I also think it would be useful with proper untagged union types, what uses unordered set unions rather than nesting for composition. It would be useful for Error propagation, but also for a new Optional-like type (e.g. Maybe) where Maybe<String> | Maybe<String> would be structurally equivalent to Maybe<String>, that is a type whose values are either .some(String) or .none, in sharp contrast to today's Optional, which would have to be composed into a nested double-optional where the values would be .none, .some(.none), or .some(.some(String)).
I can also envision proper untagged Either unions, combined with Maybe, so that Maybe<String> | Maybe<String> | Maybe<Int> is just flattened to Maybe<String> | Maybe<Int>. That is, actually just either a string or an int.
When designing this features, it is also needed to consider what happens when types being summed up can overlap.
protocol P {}
protocol Q {}
struct R: P {}
struct S: Q: {}
struct T: P, Q {}
let x: (any P | any Q) = T()
switch x {
case let p as any P:
print("It's a P: \(p)")
case let q as any Q:
print("It's a Q: \(q)")
}
IMO, the switch above should desugar into the following:
if let p = x as any P {
print("It's a P: \(p)")
} else if let q = x as any Q {
print("It's a Q: \(q)")
} else {
fatalError()
}
So if type cases can overlap, the first matching one is executed. Order of case's in switch matters.
Now, in terms of memory layout, I think layout of Any is a good starting point - i.e.value buffer + type. As an optimization, instead of using value buffer of hardcoded size, we can compute it precisely based on types being used. E.g. value buffer for (Int | String) is max(sizeof(Int), sizeof(String)). If any of the types in question in an existential, then only value buffer part of the existential is taken into account.

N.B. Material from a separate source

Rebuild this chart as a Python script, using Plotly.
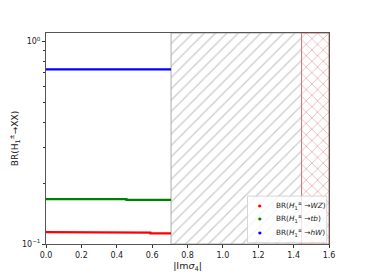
import plotly.graph_objects as go

# |Im sigma_4| sample breakpoints and branching ratios
x_wz = [0.0, 0.14, 0.14, 0.59, 0.59, 0.707]
br_wz = [0.1145, 0.1145, 0.1138, 0.1138, 0.1128, 0.1128]
x_tb = [0.0, 0.455, 0.455, 0.707]
br_tb = [0.1665, 0.1665, 0.1650, 0.1650]
x_hw = [0.0, 0.707]
br_hw = [0.728, 0.728]

# excluded regions
grey_region = [0.707, 1.6]
red_region = [1.445, 1.6]
y_lo, y_hi = 0.1, 1.1

xticks = [0.0, 0.2, 0.4, 0.6, 0.8, 1.0, 1.2, 1.4, 1.6]
yticks = [0.1, 1.0]
yticklabels = ["10<sup>\u22121</sup>", "10<sup>0</sup>"]

legend_names = ["BR(<i>H</i><sub>1</sub><sup>\u00b1</sup> \u2192<i>WZ</i>)",
                "BR(<i>H</i><sub>1</sub><sup>\u00b1</sup> \u2192<i>tb</i>)",
                "BR(<i>H</i><sub>1</sub><sup>\u00b1</sup> \u2192<i>hW</i>)"]
colors = ["red", "green", "blue"]

FONT = "DejaVu Sans"

def box(r):
    return [r[0], r[1], r[1], r[0], r[0]], [y_lo, y_lo, y_hi, y_hi, y_lo]

fig = go.Figure()
gx, gy = box(grey_region)
fig.add_trace(go.Scatter(x=gx, y=gy, mode="lines", fill="toself", showlegend=False, hoverinfo="skip",
                         line=dict(color="#aaaaaa", width=1),
                         fillcolor="white",
                         fillpattern=dict(shape="/", fgcolor="#9e9e9e", bgcolor="white", size=8, solidity=0.17)))
rx, ry = box(red_region)
fig.add_trace(go.Scatter(x=rx, y=ry, mode="lines", fill="toself", showlegend=False, hoverinfo="skip",
                         line=dict(color="#d07070", width=1),
                         fillcolor="white",
                         fillpattern=dict(shape="x", fgcolor="#d06a6a", bgcolor="white", size=8, solidity=0.2)))

for xs, ys, c in zip([x_wz, x_tb, x_hw], [br_wz, br_tb, br_hw], colors):
    fig.add_trace(go.Scatter(x=xs, y=ys, mode="lines", line=dict(color=c, width=2.2),
                             showlegend=False, hoverinfo="skip"))

# matplotlib-style legend box (lower right), entries 13 px apart
fig.add_shape(type="rect", xref="paper", yref="paper", x0=0.712, x1=0.992, y0=0.006, y1=0.227,
              line=dict(color="#d6d6d6", width=1), fillcolor="rgba(255,255,255,0.8)", layer="above")
for i, (name, c) in enumerate(zip(legend_names, colors)):
    yy = 0.1815 - i * 0.0625
    fig.add_annotation(x=0.756, y=yy, xref="paper", yref="paper", text="\u25cf", showarrow=False,
                       font=dict(size=4, color=c), xanchor="center", yanchor="middle")
    fig.add_annotation(x=0.804, y=yy, xref="paper", yref="paper", text=name, showarrow=False,
                       font=dict(size=7.3, color="#222"), xanchor="left", yanchor="middle")

fig.update_xaxes(range=[0, 1.6], tickvals=xticks, ticktext=[f"{v:.1f}" for v in xticks],
                 ticks="outside", ticklen=3, tickcolor="#333", showgrid=False, zeroline=False,
                 showline=True, linecolor="#555", linewidth=1, mirror=True, automargin=False,
                 tickfont=dict(size=8, color="#222"),
                 title=dict(text="|Im<i>\u03c3</i><sub>4</sub>|", font=dict(size=9.5, color="#222"), standoff=1))
fig.update_yaxes(type="log", range=[-1, 0.0414], tickvals=yticks, ticktext=yticklabels,
                 ticks="outside", ticklen=3, tickcolor="#333", showgrid=False, zeroline=False,
                 minor=dict(ticks="outside", ticklen=2, tickcolor="#333", dtick="D1", showgrid=False),
                 showline=True, linecolor="#555", linewidth=1, mirror=True, automargin=False,
                 tickfont=dict(size=8, color="#222"),
                 title=dict(text="BR(H<sub>1</sub><sup>\u00b1</sup>\u2192XX)", font=dict(size=9, color="#222"), standoff=9))
fig.update_layout(width=358, height=266, margin=dict(l=38, r=37, t=25, b=30),
                  paper_bgcolor="white", plot_bgcolor="white", font=dict(family=FONT),
                  showlegend=False)
fig.write_html("out.html")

I'm not sure though what to do with protocol witnesses. If we are sure we will not need to support private/multiple conformances, then it is ok not to store them and lookup dynamically when matching. But if we assume that we will need to support private/multiple conformances, then protocol witnesses need to be stored. And probably all of them. So that layout of the (any P | any Q) would be: value buffer + type + witness for P + witness for Q. And when assigning T() to x both witnesses will be stored. Then with private witnesses, it would behave like this:
let x: (any P | any Q) = T()
switch x {
case let p as any P:
print("It's a P: \(p)") // prints "T()"
print("P as Q: \(p as? Q)") // prints nil - when casting to any P witness for Q was lost
print("x as Q: \(x as? Q)") // prints .some(T()) - `x` has witness for Q
case let q as any Q:
...
}
class A {}
class B: A {}
class C: B {}
switch C() {
case is A:
print("A")
case is B:
print("B")
default:
print("Other")
}
(outputs "A")
The compiler already warns that "Case is already handled by previous patterns; consider removing it". It would presumably continue to do so for sum types.
I've been meaning to get into contributing to the Swift compiler repository for a while now. Once I get myself familiar with the contributor's documentation, codebase architecture, and the build process, I'll start working on implementing this for the formal proposal. In the meantime, I'll try putting together a formal pitch once I have some time to spare.